The United States could impose trade sanctions against the Chinese firm involved in the incident. China downplayed the U.S. intelligence report, while tacitly cautioning the United States against pursuing the matter.

The Associated Press quoted Chinese Foreign Ministry spokesman Sun Yuxi as saying, “I think the relevant report is playing the same old tune, and it can only further undermine Chinese-U.S. bilateral relations, which already have been damaged.”

But it is precisely this type of flare-up that can rattle a relationship as fragile as that between the two nations.

For the wireless industry, which would benefit much from lucrative trade opportunities in a Chinese market of 1.2 billion people, it has been a frustrating roller-coaster ride for the past five months.

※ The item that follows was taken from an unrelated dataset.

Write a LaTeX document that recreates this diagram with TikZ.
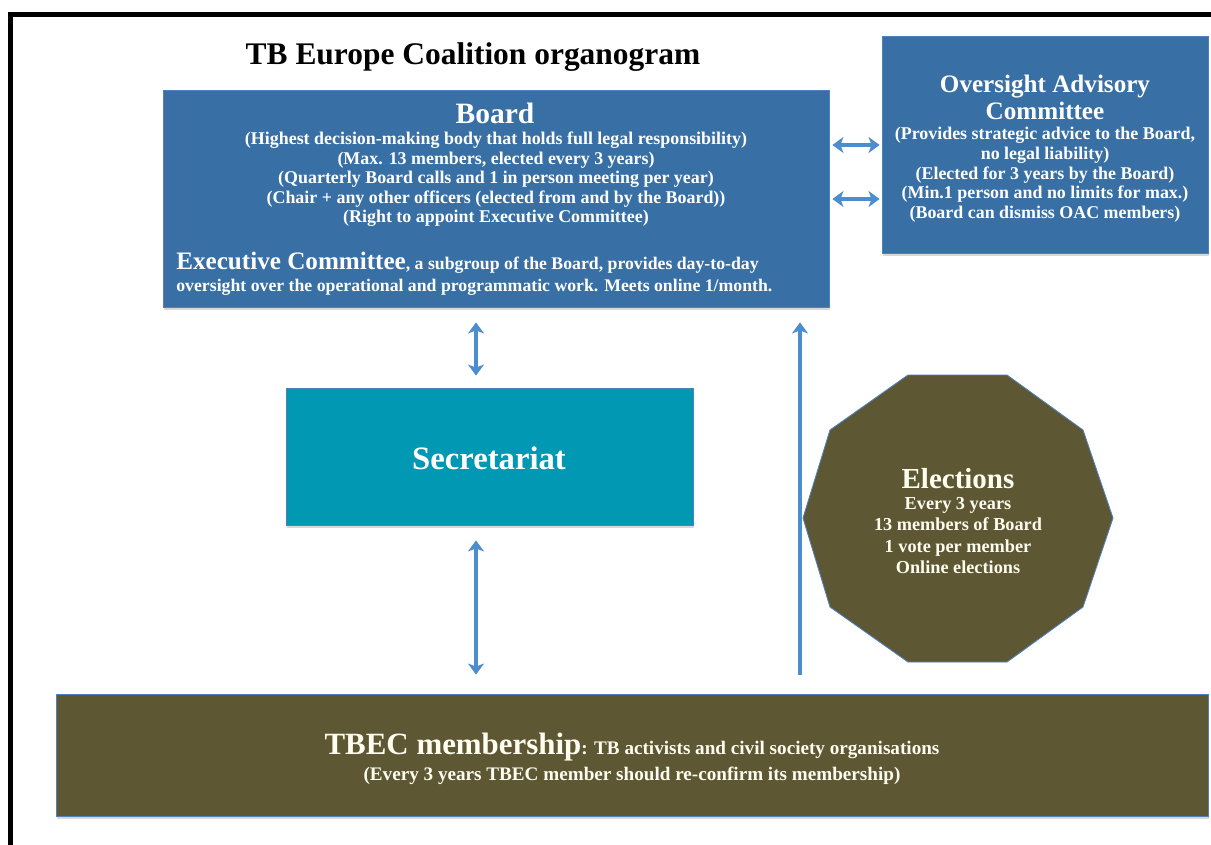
\documentclass[tikz,border=0pt]{standalone}
\usepackage{fontspec}
\setmainfont{Liberation Serif}
\usetikzlibrary{arrows.meta,fit,shadows}
\definecolor{boardblue}{RGB}{56,112,165}
\definecolor{secteal}{RGB}{0,152,178}
\definecolor{olive}{RGB}{93,87,52}
\definecolor{arrowblue}{RGB}{76,141,207}
\definecolor{edgeblue}{RGB}{79,129,189}
\definecolor{cream}{RGB}{255,253,240}
\tikzset{
  box/.style={draw=edgeblue, line width=0.5pt, inner sep=0pt,
    drop shadow={shadow xshift=0.6pt, shadow yshift=-1.8pt, opacity=0.3, fill=gray}},
  wtext/.style={text=white, inner sep=0pt},
  ctext/.style={text=cream, inner sep=0pt},
  dbl/.style={draw=arrowblue, line width=0.08cm,
    {Stealth[length=0.22cm,width=0.32cm,inset=0.06cm]}-{Stealth[length=0.22cm,width=0.32cm,inset=0.06cm]}},
  sgl/.style={draw=arrowblue, line width=0.08cm,
    -{Stealth[length=0.22cm,width=0.32cm,inset=0.06cm]}}
}
\begin{document}
\begin{tikzpicture}[x=0.02cm,y=-0.02cm]
\useasboundingbox (0,0) rectangle (1211,845);
\clip (0,0) rectangle (1211,845);
\fill[white] (0,0) rectangle (1211,845);
\draw[black, line width=0.1cm] (10.5,900) -- (10.5,14.5) -- (1300,14.5);

% title
\node[inner sep=0pt, anchor=base, font=\bfseries\fontsize{17.9}{20}\selectfont] (title) at (473,64) {TB Europe Coalition organogram};

% boxes
\node[box, fill=boardblue, fit={(163,90) (829,307)}] (board) {};
\node[box, fill=boardblue, fit={(882,36) (1208,253)}] (oac) {};
\node[box, fill=secteal, fit={(286,388) (693,525)}] (sec) {};
\node[box, fill=olive, fit={(56,694) (1208,816)}] (mem) {};
\draw[edgeblue, line width=0.5pt, fill=olive]
  (908,375) -- (1007,375) -- (1083,430) -- (1113,518) -- (1083,607)
  -- (1007,662) -- (908,662) -- (830,607) -- (803,518) -- (830,430) -- cycle;

% board text
\node[wtext, font=\bfseries\fontsize{16.8}{18}\selectfont] (boardtitle) at (495,113) {Board};
\node[wtext, align=center, font=\bfseries\fontsize{10.2}{11.1}\selectfont] (boardtext) at (496,179.5)
 {(Highest decision-making body that holds full legal responsibility)\\
  (Max. 13 members, elected every 3 years)\\
  (Quarterly Board calls and 1 in person meeting per year)\\
  (Chair + any other officers (elected from and by the Board))\\
  (Right to appoint Executive Committee)};
\node[wtext, align=left, anchor=west, font=\bfseries\fontsize{10.1}{12.5}\selectfont] (exec) at (176,274)
 {{\fontsize{14.3}{12.5}\selectfont Executive Committee}, a subgroup of the Board, provides day-to-day\\
  oversight over the operational and programmatic work. Meets online 1/month.};

% OAC text
\node[wtext, align=center, font=\bfseries\fontsize{14.3}{15.3}\selectfont] (oactitle) at (1045,97)
 {Oversight Advisory\\Committee};
\node[wtext, align=center, font=\bfseries\fontsize{10.2}{11.2}\selectfont] (oactext) at (1045,175)
 {(Provides strategic advice to the Board,\\
  no legal liability)\\
  (Elected for 3 years by the Board)\\
  (Min.1 person and no limits for max.)\\
  (Board can dismiss OAC members)};

% secretariat
\node[wtext, font=\bfseries\fontsize{18.6}{20}\selectfont] (sectext) at (489,458) {Secretariat};

% elections
\node[ctext, align=center, font=\bfseries\fontsize{10.4}{12}\selectfont] (elections) at (958,521)
 {{\fontsize{16.5}{15}\selectfont Elections}\\
  Every 3 years\\
  13 members of Board\\
  1 vote per member\\
  Online elections};

% membership
\node[ctext, font=\bfseries\fontsize{10.9}{12}\selectfont] (mem1) at (632,747)
 {{\fontsize{17.6}{18}\selectfont TBEC membership}: TB activists and civil society organisations};
\node[ctext, font=\bfseries\fontsize{10.9}{12}\selectfont] (mem2) at (632,776)
 {(Every 3 years TBEC member should re-confirm its membership)};

% connectors
\coordinate (a1) at (0,145);
\coordinate (a2) at (0,199);
\coordinate (xs) at (476,0);
\coordinate (xe) at (800,0);
\draw[dbl, shorten <=0.06cm, shorten >=0.04cm] (board.east |- a1) -- (oac.west |- a1);
\draw[dbl, shorten <=0.06cm, shorten >=0.04cm] (board.east |- a2) -- (oac.west |- a2);
\draw[dbl, shorten <=0.3cm, shorten >=0.24cm] (board.south -| xs) -- (sec.north -| xs);
\draw[dbl, shorten <=0.3cm, shorten >=0.38cm] (sec.south -| xs) -- (mem.north -| xs);
\draw[sgl, shorten <=0.38cm, shorten >=0.3cm] (mem.north -| xe) -- (board.south -| xe);
\end{tikzpicture}
\end{document}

In April, Chinese Premier Zhu Rongji offered to significantly remove wireless telecom services barriers in hopes President Clinton would support Chinese WTO membership. But Clinton balked, sending Zhu home empty-handed and humiliated. That soured relations between the two countries. Then it got worse.

Allegations of U.S. satellite technology transfers to China and Chinese nuclear spying and the NATO bombing in May, which killed three Chinese journalists, sent U.S.-Sino relations into a tailspin.

During the recent Asia-Pacific trade summit in Aukland, New Zealand, President Clinton’s meeting with Chinese President Jiang Zemin effectively jump-started stalled U.S.-Sino trade talks.

Official bilateral trade negotiations were set to resume last Thursday.

In a briefing last week with New Zealand Prime Minister Jenny Shipley, Clinton struck a cautiously optimistic note.

“On the Chinese-WTO talks, we have re-engaged and each side will now do whatever it thinks is right,” said Clinton. “You know, I don’t totally control the timetable there, but I’m neither optimistic nor pessimistic about it. I am satisfied that we have re-engaged and we will do the best we can to just deal with this on the merits. We only had one or two issues before us when we couldn’t quite get there in Washington. I still think it would be a better thing for China and a better thing for the world if they were in the WTO, but that is, of course, ultimately a decision that they have to make, not me. But we’re talking, we’re working, and I feel good about it.”

Congress would weigh in on any Chinese WTO membership deal by voting on whether to make normal trade relation status with China permanent.

But getting Congress to approve China WTO membership will be no easy matter, given next fall’s elections. Far-left Democrats with labor sympathies and far-right Republican protectionists are reluctant to concede any trade benefits to China, which already enjoys a huge trade surplus with the United States.